> [Task brief]: Everything from the first line down to the line containing "-13.7, -14.3, -12.3];" should be reproduced exactly; please include nothing else.

◇ ◇ ◇ ◇ ◇ ◇ ◇

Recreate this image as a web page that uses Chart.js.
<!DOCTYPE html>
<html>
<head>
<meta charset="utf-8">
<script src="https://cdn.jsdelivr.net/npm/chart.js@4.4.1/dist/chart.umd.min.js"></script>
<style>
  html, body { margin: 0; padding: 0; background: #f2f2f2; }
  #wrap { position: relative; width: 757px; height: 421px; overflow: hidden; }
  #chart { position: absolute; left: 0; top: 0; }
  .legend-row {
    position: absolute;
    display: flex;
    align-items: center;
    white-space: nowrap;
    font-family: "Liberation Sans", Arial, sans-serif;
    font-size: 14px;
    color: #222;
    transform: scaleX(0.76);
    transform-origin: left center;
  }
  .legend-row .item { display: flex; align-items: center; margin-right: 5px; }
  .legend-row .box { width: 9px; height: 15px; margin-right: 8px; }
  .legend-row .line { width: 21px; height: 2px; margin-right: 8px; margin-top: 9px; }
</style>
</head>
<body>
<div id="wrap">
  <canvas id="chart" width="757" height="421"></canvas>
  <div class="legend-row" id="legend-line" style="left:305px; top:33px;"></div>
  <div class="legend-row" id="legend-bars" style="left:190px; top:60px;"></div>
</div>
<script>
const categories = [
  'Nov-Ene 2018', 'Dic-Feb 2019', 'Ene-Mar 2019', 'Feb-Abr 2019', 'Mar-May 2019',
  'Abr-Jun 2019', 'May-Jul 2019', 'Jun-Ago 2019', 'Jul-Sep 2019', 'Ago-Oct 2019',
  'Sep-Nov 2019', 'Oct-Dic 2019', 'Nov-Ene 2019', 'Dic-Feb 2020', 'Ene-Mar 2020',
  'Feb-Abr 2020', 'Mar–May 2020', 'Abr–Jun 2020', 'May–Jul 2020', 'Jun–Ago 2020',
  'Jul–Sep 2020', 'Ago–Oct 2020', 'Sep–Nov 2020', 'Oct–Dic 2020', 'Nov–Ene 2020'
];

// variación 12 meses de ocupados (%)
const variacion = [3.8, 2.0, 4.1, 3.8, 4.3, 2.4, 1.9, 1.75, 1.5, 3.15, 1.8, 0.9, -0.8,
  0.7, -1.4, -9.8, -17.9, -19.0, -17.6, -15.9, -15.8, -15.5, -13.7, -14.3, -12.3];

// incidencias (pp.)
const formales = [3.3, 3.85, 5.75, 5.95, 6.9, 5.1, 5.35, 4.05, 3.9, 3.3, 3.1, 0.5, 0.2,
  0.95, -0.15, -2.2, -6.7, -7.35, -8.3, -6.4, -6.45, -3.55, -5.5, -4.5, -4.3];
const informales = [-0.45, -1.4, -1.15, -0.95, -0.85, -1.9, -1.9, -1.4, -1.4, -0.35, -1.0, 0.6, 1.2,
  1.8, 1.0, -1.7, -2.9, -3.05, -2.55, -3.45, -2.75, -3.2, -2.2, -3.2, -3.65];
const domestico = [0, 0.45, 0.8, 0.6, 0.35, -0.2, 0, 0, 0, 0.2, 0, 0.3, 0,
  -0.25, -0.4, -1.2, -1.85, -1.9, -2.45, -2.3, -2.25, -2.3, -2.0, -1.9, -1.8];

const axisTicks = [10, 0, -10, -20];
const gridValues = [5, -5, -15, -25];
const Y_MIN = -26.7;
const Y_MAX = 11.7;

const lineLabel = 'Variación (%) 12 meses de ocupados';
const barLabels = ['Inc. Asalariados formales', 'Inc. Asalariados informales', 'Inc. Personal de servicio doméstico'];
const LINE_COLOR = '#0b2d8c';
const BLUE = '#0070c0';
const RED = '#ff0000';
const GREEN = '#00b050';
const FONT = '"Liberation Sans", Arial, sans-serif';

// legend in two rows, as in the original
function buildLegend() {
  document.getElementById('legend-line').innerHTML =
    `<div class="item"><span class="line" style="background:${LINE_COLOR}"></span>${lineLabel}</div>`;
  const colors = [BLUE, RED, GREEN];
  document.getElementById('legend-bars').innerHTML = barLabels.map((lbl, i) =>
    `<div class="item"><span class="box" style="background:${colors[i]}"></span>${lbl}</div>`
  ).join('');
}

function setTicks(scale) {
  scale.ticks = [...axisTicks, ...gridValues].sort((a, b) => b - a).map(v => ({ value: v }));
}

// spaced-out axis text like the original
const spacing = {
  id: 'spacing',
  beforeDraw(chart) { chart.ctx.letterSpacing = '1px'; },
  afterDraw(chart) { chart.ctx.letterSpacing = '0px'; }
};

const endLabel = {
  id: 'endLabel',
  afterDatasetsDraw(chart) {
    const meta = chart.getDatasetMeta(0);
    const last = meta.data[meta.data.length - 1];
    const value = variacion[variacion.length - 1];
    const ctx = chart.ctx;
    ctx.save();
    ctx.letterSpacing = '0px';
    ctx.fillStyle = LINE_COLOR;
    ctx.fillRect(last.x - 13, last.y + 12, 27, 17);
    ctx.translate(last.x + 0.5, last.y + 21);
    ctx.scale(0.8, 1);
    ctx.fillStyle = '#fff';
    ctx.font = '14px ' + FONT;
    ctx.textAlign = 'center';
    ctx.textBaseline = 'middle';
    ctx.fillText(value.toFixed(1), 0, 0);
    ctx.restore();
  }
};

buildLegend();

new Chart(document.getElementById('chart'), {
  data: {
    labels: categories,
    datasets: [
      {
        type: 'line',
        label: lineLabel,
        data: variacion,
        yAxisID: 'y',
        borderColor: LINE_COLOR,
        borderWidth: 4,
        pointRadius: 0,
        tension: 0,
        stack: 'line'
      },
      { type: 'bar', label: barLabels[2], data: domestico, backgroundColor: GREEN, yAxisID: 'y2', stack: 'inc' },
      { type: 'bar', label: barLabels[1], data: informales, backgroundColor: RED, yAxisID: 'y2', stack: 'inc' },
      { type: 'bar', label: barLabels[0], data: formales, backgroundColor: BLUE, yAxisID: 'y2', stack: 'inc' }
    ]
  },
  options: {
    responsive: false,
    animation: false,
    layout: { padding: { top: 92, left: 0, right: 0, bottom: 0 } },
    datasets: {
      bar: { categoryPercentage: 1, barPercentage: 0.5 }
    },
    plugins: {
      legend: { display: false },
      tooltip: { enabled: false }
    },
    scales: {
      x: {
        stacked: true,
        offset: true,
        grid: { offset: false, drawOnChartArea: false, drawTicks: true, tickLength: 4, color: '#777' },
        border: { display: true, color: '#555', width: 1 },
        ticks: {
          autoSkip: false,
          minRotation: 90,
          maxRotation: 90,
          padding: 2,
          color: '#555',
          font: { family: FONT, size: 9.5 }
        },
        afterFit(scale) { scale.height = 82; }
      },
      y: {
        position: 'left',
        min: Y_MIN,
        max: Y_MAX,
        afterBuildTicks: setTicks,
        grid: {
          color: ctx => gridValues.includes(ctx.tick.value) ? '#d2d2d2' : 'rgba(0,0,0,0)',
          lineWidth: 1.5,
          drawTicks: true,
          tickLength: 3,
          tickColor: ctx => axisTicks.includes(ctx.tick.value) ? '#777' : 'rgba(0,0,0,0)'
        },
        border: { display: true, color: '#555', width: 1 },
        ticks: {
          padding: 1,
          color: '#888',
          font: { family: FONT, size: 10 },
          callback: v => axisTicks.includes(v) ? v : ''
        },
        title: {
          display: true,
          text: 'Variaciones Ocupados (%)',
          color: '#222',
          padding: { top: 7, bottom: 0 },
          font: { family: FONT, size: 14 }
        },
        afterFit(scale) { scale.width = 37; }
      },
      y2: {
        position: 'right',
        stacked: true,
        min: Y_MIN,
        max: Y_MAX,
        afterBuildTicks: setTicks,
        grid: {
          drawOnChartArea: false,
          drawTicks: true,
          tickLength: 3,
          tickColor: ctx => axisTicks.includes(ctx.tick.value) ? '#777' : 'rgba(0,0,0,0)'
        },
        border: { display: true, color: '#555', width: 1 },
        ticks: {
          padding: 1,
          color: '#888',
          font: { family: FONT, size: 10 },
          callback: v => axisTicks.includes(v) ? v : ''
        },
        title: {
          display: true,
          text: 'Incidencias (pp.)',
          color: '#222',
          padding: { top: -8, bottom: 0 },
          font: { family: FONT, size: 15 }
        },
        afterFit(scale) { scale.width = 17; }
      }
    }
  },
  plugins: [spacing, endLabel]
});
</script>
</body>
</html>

◇ ◇ ◇ ◇ ◇ ◇ ◇

> [Complete answer]:
Recreate this image as a web page that uses Chart.js.
<!DOCTYPE html>
<html>
<head>
<meta charset="utf-8">
<script src="https://cdn.jsdelivr.net/npm/chart.js@4.4.1/dist/chart.umd.min.js"></script>
<style>
  html, body { margin: 0; padding: 0; background: #f2f2f2; }
  #wrap { position: relative; width: 757px; height: 421px; overflow: hidden; }
  #chart { position: absolute; left: 0; top: 0; }
  .legend-row {
    position: absolute;
    display: flex;
    align-items: center;
    white-space: nowrap;
    font-family: "Liberation Sans", Arial, sans-serif;
    font-size: 14px;
    color: #222;
    transform: scaleX(0.76);
    transform-origin: left center;
  }
  .legend-row .item { display: flex; align-items: center; margin-right: 5px; }
  .legend-row .box { width: 9px; height: 15px; margin-right: 8px; }
  .legend-row .line { width: 21px; height: 2px; margin-right: 8px; margin-top: 9px; }
</style>
</head>
<body>
<div id="wrap">
  <canvas id="chart" width="757" height="421"></canvas>
  <div class="legend-row" id="legend-line" style="left:305px; top:33px;"></div>
  <div class="legend-row" id="legend-bars" style="left:190px; top:60px;"></div>
</div>
<script>
const categories = [
  'Nov-Ene 2018', 'Dic-Feb 2019', 'Ene-Mar 2019', 'Feb-Abr 2019', 'Mar-May 2019',
  'Abr-Jun 2019', 'May-Jul 2019', 'Jun-Ago 2019', 'Jul-Sep 2019', 'Ago-Oct 2019',
  'Sep-Nov 2019', 'Oct-Dic 2019', 'Nov-Ene 2019', 'Dic-Feb 2020', 'Ene-Mar 2020',
  'Feb-Abr 2020', 'Mar–May 2020', 'Abr–Jun 2020', 'May–Jul 2020', 'Jun–Ago 2020',
  'Jul–Sep 2020', 'Ago–Oct 2020', 'Sep–Nov 2020', 'Oct–Dic 2020', 'Nov–Ene 2020'
];

// variación 12 meses de ocupados (%)
const variacion = [3.8, 2.0, 4.1, 3.8, 4.3, 2.4, 1.9, 1.75, 1.5, 3.15, 1.8, 0.9, -0.8,
  0.7, -1.4, -9.8, -17.9, -19.0, -17.6, -15.9, -15.8, -15.5, -13.7, -14.3, -12.3];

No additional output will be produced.